The customer has none of this context. They arrive with no prior knowledge of your naming conventions, your product hierarchy, or your information architecture. What feels obvious to you requires significant interpretation from them – and that interpretation gap is where friction, confusion, and abandonment live.
How Naive Realism Damages Your Store’s UX
Naive realism produces predictable UX failures across every part of a Shopify store:
- Navigation labels that only make sense internally – Category names that reflect how your inventory system is organized rather than how customers think about what they want
- Product names that assume product knowledge – “Pro Series V2 with Enhanced Core” means something to the merchant; it means nothing to a customer who just wants to know “is this the one for home use or professional use?”
- Missing information that feels obvious to provide – Size guides, compatibility information, care instructions – things so obvious to the expert that they forget new customers need them
- CTAs that assume context – Buttons labeled “Continue” (continue to what?) or “Get Yours” (get my what?) that make sense inside the merchant’s mental model but require guessing from a visitor
- Checkout friction that isn’t visible from the inside – A checkout field that seems simple to fill out when you know your products might require significant judgment from someone unfamiliar with your category
Navigation: What You See vs. What First-Time Visitors Experience
Navigation is where naive realism causes the most damage. Merchants organize their nav based on internal logic – product categories, collections, brand families, or inventory groupings. Customers navigate based on their own mental model of what they need and where it might be.
A home goods store might organize its navigation by material type (Ceramic, Metal, Fabric, Wood). The merchant knows exactly where everything is. A customer looking for “kitchen items” doesn’t know if ceramic includes their mugs or if those are in a different category. They guess. When they guess wrong, they try another option. When that’s also unclear, some leave.
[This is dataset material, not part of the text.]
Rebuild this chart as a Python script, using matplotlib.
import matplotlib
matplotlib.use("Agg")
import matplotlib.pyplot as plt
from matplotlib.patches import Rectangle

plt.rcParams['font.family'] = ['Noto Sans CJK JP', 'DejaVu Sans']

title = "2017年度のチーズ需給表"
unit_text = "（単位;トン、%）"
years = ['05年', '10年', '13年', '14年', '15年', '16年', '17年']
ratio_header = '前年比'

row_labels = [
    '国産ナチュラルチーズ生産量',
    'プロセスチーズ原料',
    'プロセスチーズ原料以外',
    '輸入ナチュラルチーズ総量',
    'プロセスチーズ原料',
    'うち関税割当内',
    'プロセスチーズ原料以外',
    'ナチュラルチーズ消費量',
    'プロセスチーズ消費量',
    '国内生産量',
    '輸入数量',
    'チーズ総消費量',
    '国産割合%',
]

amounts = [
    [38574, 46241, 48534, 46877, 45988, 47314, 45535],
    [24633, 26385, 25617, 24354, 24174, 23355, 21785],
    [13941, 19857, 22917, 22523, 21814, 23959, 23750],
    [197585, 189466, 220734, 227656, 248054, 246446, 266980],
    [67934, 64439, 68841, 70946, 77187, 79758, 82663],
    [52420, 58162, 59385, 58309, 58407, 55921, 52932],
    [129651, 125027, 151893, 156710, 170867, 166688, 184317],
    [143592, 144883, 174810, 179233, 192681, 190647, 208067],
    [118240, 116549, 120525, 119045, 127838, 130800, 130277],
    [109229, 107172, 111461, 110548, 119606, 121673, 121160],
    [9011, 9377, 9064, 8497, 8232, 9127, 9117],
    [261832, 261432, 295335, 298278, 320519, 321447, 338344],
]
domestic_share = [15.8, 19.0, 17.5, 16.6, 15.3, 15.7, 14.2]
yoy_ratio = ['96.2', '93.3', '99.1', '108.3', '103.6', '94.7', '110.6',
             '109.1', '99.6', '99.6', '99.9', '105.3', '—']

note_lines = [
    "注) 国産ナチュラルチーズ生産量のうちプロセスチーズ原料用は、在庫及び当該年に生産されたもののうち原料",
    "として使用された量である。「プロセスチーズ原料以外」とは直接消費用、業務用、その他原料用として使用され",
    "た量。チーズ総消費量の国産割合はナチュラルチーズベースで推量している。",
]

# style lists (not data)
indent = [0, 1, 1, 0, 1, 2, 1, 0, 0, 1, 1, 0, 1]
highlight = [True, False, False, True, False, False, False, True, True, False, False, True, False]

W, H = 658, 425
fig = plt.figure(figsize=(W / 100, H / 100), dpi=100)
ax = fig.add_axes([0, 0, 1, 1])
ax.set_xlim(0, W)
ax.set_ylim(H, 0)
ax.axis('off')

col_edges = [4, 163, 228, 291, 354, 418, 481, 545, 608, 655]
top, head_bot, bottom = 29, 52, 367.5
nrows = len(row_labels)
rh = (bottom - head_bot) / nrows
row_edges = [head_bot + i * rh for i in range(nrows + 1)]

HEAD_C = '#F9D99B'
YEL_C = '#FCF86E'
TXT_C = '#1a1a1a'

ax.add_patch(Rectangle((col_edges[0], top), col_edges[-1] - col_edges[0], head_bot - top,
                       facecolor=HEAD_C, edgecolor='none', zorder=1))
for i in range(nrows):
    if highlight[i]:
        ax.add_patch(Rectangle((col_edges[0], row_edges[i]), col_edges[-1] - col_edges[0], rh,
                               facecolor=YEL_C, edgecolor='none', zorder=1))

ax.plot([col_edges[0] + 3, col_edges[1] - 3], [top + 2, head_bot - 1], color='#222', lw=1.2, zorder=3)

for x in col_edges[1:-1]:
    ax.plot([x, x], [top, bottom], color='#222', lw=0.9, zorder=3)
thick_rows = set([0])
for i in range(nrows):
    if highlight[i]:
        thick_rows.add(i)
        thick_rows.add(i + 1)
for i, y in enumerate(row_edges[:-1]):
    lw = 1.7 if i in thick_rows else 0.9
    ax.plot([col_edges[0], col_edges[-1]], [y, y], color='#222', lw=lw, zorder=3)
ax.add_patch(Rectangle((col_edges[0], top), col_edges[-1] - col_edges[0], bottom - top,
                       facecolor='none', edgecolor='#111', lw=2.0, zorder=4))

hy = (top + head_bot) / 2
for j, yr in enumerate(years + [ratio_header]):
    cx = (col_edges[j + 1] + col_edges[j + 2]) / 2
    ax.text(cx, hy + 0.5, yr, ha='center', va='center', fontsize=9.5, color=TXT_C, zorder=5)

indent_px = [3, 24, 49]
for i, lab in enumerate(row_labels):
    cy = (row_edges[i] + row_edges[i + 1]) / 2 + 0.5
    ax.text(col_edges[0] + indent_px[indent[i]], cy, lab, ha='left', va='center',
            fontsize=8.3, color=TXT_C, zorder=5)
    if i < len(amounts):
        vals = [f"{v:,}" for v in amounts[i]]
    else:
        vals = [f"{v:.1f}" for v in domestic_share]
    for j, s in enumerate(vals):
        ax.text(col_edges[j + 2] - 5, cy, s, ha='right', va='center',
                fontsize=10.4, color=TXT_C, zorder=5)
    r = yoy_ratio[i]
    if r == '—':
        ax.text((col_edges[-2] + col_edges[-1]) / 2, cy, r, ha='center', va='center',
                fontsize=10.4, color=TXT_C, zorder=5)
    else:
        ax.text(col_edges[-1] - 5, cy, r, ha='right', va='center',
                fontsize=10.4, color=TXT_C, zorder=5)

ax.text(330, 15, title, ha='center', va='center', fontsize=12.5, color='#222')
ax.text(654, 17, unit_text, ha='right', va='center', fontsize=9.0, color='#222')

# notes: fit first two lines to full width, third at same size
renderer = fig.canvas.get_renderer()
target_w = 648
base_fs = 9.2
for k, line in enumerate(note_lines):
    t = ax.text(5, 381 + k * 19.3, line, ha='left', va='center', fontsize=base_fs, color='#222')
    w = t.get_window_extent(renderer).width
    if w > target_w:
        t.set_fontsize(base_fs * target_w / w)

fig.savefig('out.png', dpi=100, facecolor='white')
The fix isn’t to have the “right” navigation structure – it’s to test your actual navigation with people who don’t know your store and see where they get confused. What seems obvious to you is always the last thing you test, because naive realism tells you it doesn’t need testing.
Product Descriptions Written for the Manufacturer, Not the Customer
Product descriptions are one of the most visible expressions of naive realism. A merchant who knows their products deeply writes descriptions for someone who is almost as informed. They emphasize technical specifications, use industry terminology, and assume the reader understands why certain features matter.
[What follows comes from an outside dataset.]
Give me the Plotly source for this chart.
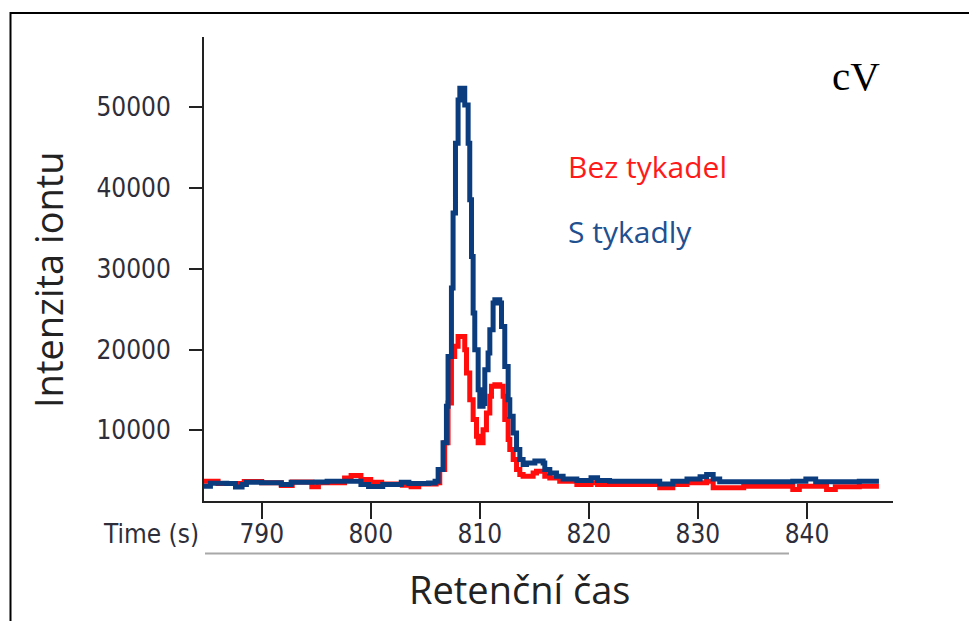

The customer often doesn’t have this context. They’re evaluating whether to trust this product for their specific use case. They need answers to questions the merchant finds too basic to think about: Will this fit me? Will I be able to use this without help? Is this for casual or serious use? What does this feel like in real life?
These “basic” questions are the most important ones for purchase decisions – and naive realism causes them to go unanswered because the merchant can’t imagine a customer not knowing the answer already.
Testing Reality: Techniques to See Your Store Fresh
| Technique | What It Reveals | How to Do It |
|---|---|---|
| 5-second test | What first impression the homepage makes before any reading | Show the homepage to someone unfamiliar for 5 seconds, ask what the store sells |
| Think-aloud navigation test | Where navigation fails for new visitors | Ask someone to find a specific product while narrating their thought process |
| Customer question audit | What information is missing from product pages | Compile all customer service questions from the past 3 months; each one is a gap in your store’s information |
| Heatmap and session recording | Where visitors actually look and click vs. where you think they do | Install Hotjar or a similar tool; watch session recordings of new visitors |
| New device fresh session | What the store looks like without familiarity or saved settings | Open your store in a private browser on a device you don’t normally use |
The First-Time Visitor Test
The single most effective thing you can do to counteract naive realism is watch a real person who has never seen your store try to find and buy a product. Not a friend who knows your business. Not a family member you’ve briefed. Someone genuinely unfamiliar with your store and ideally with your product category.
Watch without intervening. Every moment of confusion, every wrong click, every pause to reread – these are where your naive realism is causing real customers to drop off. You’ll find things that seem completely obvious to you look completely unclear from the outside.
Most merchants who do this test for the first time report feeling surprised and slightly embarrassed by what they discover. That discomfort is useful – it’s the naive realism confronting actual reality.
Getting Honest Feedback Despite the Bias
People often soften feedback when they know the person who built the thing. “It’s good, but maybe…” is less useful than “I couldn’t figure out how to do X.” To get honest feedback:
- Use structured tasks, not open-ended opinions (“Find a gift under $50 for someone who runs” rather than “what do you think of the store?”)
- Use remote testing tools that remove social pressure from the feedback interaction
- Ask about behavior, not opinion (“What did you look for when you first arrived?”) rather than “Was the navigation good?”
- Look at what people do, not just what they say – customer service query volume and cart abandonment rate are both forms of honest feedback that aren’t filtered by politeness
Growth Suite helps cut through naive realism by showing conversion data at the individual offer level. Instead of assuming an offer was effective because it felt right to create, merchants see which visitor segments actually responded. This data is the kind of honest feedback that bypasses the bias – you can’t argue with a conversion rate the way you can argue with a subjective opinion.
Key Takeaways
- Naive realism makes you believe you perceive the store objectively – your deep familiarity with your own store is invisible to you, but it creates a massive gap with first-time visitors
- The curse of knowledge means you can’t unlearn what you know – the only way to see your store fresh is to watch people who genuinely don’t know it
- Navigation, product descriptions, and CTAs are most affected – these rely most heavily on context that new visitors don’t have
- Customer service questions are a naive realism audit – every question is a gap in your store’s communication that you thought was obvious
- Behavioral data beats subjective feedback – session recordings, heatmaps, and conversion rates show what’s actually happening, not what customers say to be polite
- The first-time visitor test is the most valuable UX exercise you can do – watching someone unfamiliar navigate your store reveals more in 30 minutes than months of internal review
- Your store makes perfect sense to you and may make very little sense to a new visitor – this gap is almost always larger than merchants expect
The most expensive assumption in e-commerce is that customers see what you see. They don’t. They arrive without your context, your knowledge, or your familiarity – and they evaluate your store in seconds, based on what they can understand quickly. The merchant who accepts this, who regularly tests their store with real unfamiliar eyes, and who treats every confused customer as a system failure rather than a customer failure – that merchant finds and fixes the problems that everyone else is too naive to see.